Brain activity patterns differ in adults with persistent and remitted childhood attention-deficit/hyperactivity disorder (ADHD), new research shows.

In the first study to compare patterns of brain activity in adults who recovered from childhood ADHD with those who did not, neuroscientists at the Massachusetts Institute of Technology (MIT) in Cambridge have discovered key differences in a brain communication network that is active when the brain is at wakeful rest and is not focused on a particular task. The findings offer evidence of a biological basis for adult ADHD and could help to validate the criteria used to diagnose the disorder.

"The psychiatric guidelines for whether a person's ADHD is persistent or remitted are based on lots of clinical studies and impressions. This new study suggests that there is a real biological boundary between those 2 sets of patients," study investigator John Gabrieli, PhD, MIT professor of brain and cognitive sciences, who worked on the study, said in a statement.

The study was published online June 10 in Brain.

Neurobiological Differences

Some children outgrow ADHD, whereas others continue to have attention problems in adulthood. It is estimated that 4% of the US adult population, or 8 million adults, have ADHD.

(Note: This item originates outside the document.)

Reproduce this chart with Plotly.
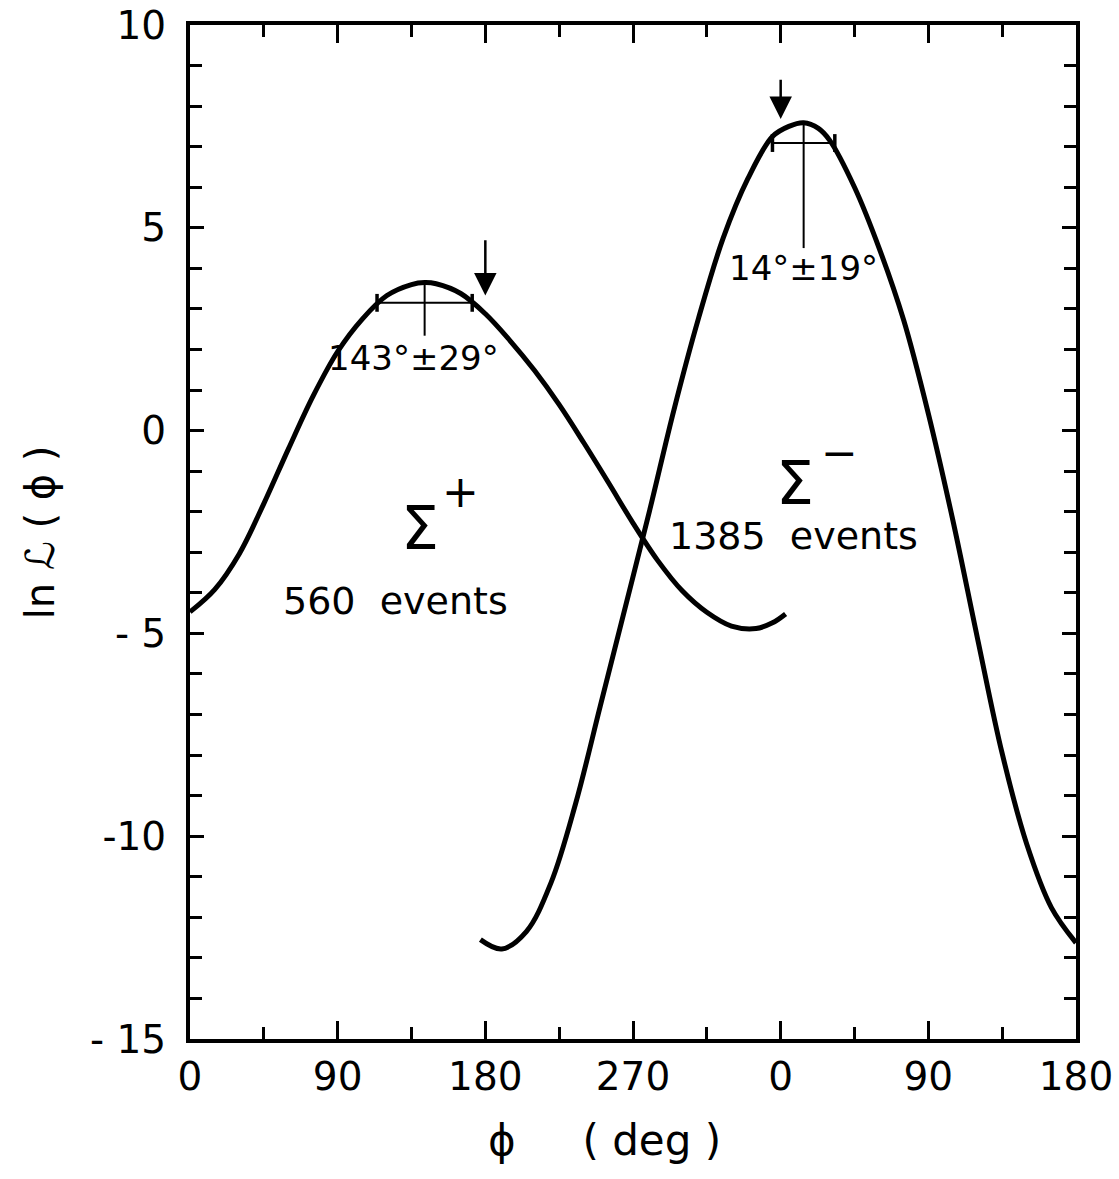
import plotly.graph_objects as go

# ---- data (phi in degrees on a continuous 0..540 scale; second panel 0 => 360) ----
sigp_phi = [0, 15, 30, 45, 60, 75, 90, 105, 120, 135, 143, 150, 165, 180, 195, 210,
            225, 240, 255, 270, 285, 300, 315, 330, 345, 355, 363]
sigp_lnL = [-4.47, -3.92, -3.04, -1.8, -0.45, 0.85, 1.95, 2.75, 3.33, 3.6, 3.65, 3.62,
            3.38, 2.88, 2.22, 1.48, 0.64, -0.3, -1.28, -2.28, -3.2, -3.95, -4.48,
            -4.82, -4.88, -4.74, -4.52]

sigm_phi = [177, 190, 205, 220, 235, 250, 265, 280, 295, 310, 325, 340, 355, 365, 374,
            383, 390, 405, 420, 435, 450, 465, 480, 495, 510, 525, 540]
sigm_lnL = [-12.55, -12.78, -12.35, -11.15, -9.2, -6.8, -4.4, -1.99, 0.52, 2.78, 4.75,
            6.21, 7.25, 7.5, 7.59, 7.45, 7.15, 6.0, 4.5, 2.72, 0.42, -2.22, -5.13,
            -7.96, -10.2, -11.76, -12.63]

# fit results: centre, error, bar level, peak, bottom of marker line
sigp_center, sigp_err, sigp_level, sigp_peak, sigp_low = 143, 29, 3.15, 3.65, 2.34
sigm_center, sigm_err, sigm_level, sigm_peak, sigm_low = 374, 19, 7.09, 7.58, 4.5
# arrows: x, y_top, y_tip
sigp_arrow = (180, 4.73, 3.33)
sigm_arrow = (360, 8.69, 7.68)

x_tickvals = [0, 90, 180, 270, 360, 450, 540]
x_ticktext = ["0", "90", "180", "270", "0", "90", "180"]
y_tickvals = [10, 5, 0, -5, -10, -15]
y_ticktext = ["10", "5", "0", "- 5", "-10", "- 15"]

FONT = "DejaVu Sans"
BLACK = "#000000"

fig = go.Figure()
fig.add_trace(go.Scatter(x=sigp_phi, y=sigp_lnL, mode="lines",
                         line=dict(color=BLACK, width=5, shape="spline", smoothing=1.0),
                         showlegend=False, hoverinfo="skip"))
fig.add_trace(go.Scatter(x=sigm_phi, y=sigm_lnL, mode="lines",
                         line=dict(color=BLACK, width=5, shape="spline", smoothing=1.0),
                         showlegend=False, hoverinfo="skip"))

for c, e, lev, pk, low in [(sigp_center, sigp_err, sigp_level, sigp_peak, sigp_low),
                           (sigm_center, sigm_err, sigm_level, sigm_peak, sigm_low)]:
    fig.add_trace(go.Scatter(x=[c - e, c + e], y=[lev, lev], mode="lines",
                             line=dict(color=BLACK, width=2), showlegend=False, hoverinfo="skip"))
    fig.add_trace(go.Scatter(x=[c, c], y=[pk, low], mode="lines",
                             line=dict(color=BLACK, width=2), showlegend=False, hoverinfo="skip"))
    for xe in (c - e, c + e):
        fig.add_trace(go.Scatter(x=[xe, xe], y=[lev - 0.22, lev + 0.22], mode="lines",
                                 line=dict(color=BLACK, width=3.5), showlegend=False,
                                 hoverinfo="skip"))

annotations = []
for ax_x, ytop, ytip in (sigp_arrow, sigm_arrow):
    annotations.append(dict(x=ax_x, y=ytip, ax=ax_x, ay=ytop, xref="x", yref="y",
                            axref="x", ayref="y", showarrow=True, arrowhead=2,
                            arrowsize=1.8, arrowwidth=2.5, arrowcolor=BLACK, text=""))

def txt(x, y, s, size, **kw):
    d = dict(x=x, y=y, xref="x", yref="y", text=s, showarrow=False,
             font=dict(family=FONT, size=size, color=BLACK))
    d.update(kw)
    annotations.append(d)

txt(sigp_center - 7, 1.8, "143°±29°", 34)
txt(sigm_center, 4.0, "14°±19°", 34)
txt(140, -2.4, "Σ", 60)
txt(165, -1.5, "+", 44)
txt(125, -4.2, "560  events", 38)
txt(369, -1.3, "Σ", 60)
txt(396, -0.55, "−", 44)
txt(368, -2.6, "1385  events", 38)

# axis titles
annotations.append(dict(x=-0.169, y=0.5, xref="paper", yref="paper", text="ln ℒ ( ϕ )",
                        textangle=-90, showarrow=False, xanchor="center", yanchor="middle",
                        font=dict(family=FONT, size=40, color=BLACK)))
annotations.append(dict(x=0.468, y=-0.1, xref="paper", yref="paper", text="ϕ     ( deg )",
                        showarrow=False, xanchor="center", yanchor="middle",
                        font=dict(family=FONT, size=42, color=BLACK)))

fig.update_layout(
    width=1119, height=1179,
    margin=dict(l=190, r=43, t=25, b=140),
    paper_bgcolor="white", plot_bgcolor="white",
    font=dict(family=FONT, size=38, color=BLACK),
    annotations=annotations,
    showlegend=False,
)
fig.update_xaxes(range=[0, 540], tickvals=x_tickvals, ticktext=x_ticktext,
                 ticks="inside", ticklen=18, tickwidth=3, tickcolor=BLACK,
                 minor=dict(dtick=45, tick0=0, ticks="inside", ticklen=12, tickwidth=3,
                            tickcolor=BLACK, showgrid=False),
                 showline=True, linewidth=4, linecolor=BLACK, mirror="ticks",
                 showgrid=False, zeroline=False, ticklabelstandoff=0,
                 ticklabeloverflow="allow", automargin=False,
                 tickfont=dict(family=FONT, size=39, color=BLACK))
fig.update_yaxes(range=[-15, 10], tickvals=y_tickvals, ticktext=y_ticktext,
                 ticks="inside", ticklen=14, tickwidth=3, tickcolor=BLACK,
                 minor=dict(dtick=1, tick0=0, ticks="inside", ticklen=12, tickwidth=3,
                            tickcolor=BLACK, showgrid=False),
                 showline=True, linewidth=4, linecolor=BLACK, mirror="ticks",
                 showgrid=False, zeroline=False, ticklabelstandoff=12,
                 ticklabeloverflow="allow", automargin=False,
                 tickfont=dict(family=FONT, size=39, color=BLACK))

fig.write_html("out.html")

The goal of the MIT study was to see whether there are neurobiological differences in the brain between patients with persistent ADHD and those with remitted ADHD. The study included 35 adults who were diagnosed with ADHD as children (13 of whom continue to have ADHD, and 22 of whom have remitted ADHD) and 17 adults who never had ADHD, who served as controls.

"This sample really gave us a unique opportunity to ask questions about whether or not the brain basis of ADHD is similar in the remitted-ADHD and persistent-ADHD cohorts," Aaron Mattfeld, PhD, a postdoctoral associate at MIT's McGovern Institute for Brain Research, who is the lead author of the article, said in a statement.

Using resting-state functional MRI, the researchers found differences in activity patterns in the default mode network (DMN) in these 2 groups. Adults with remitted ADHD (and control participants) did not show the typical dysfunction in the DMN that is seen in children and adults with active ADHD. "Their brains now look like those of people who never had ADHD," Dr. Mattfeld said.

The researchers found more similarity in persistent and remitted ADHD patients in the task positive network (TPN), also known as the dorsal attention network.

When the DMN is active, the TPN is suppressed. When the brain is focused on a specific task, the TPN takes over and suppresses the DMN. If this reciprocal relationship degrades, the ability to focus declines.

The MIT study shows that both persistent and remitted ADHD patients have simultaneous activation of both networks, which may be a sign of impairment in executive function that is common in ADHD. In fact, both groups of ADHD patients performed poorly on tests of executive function.

This suggests that "once you have executive function problems, they seem to hang in there," Dr. Gabrieli said.

The research was supported by the Poitras Center for Affective Disorders Research at the McGovern Institute for Brain Research at MIT. Additional support was provided by the Pediatric Psychopharmacology Council Fund at Massachusetts General Hospital. A list of author disclosures is available online.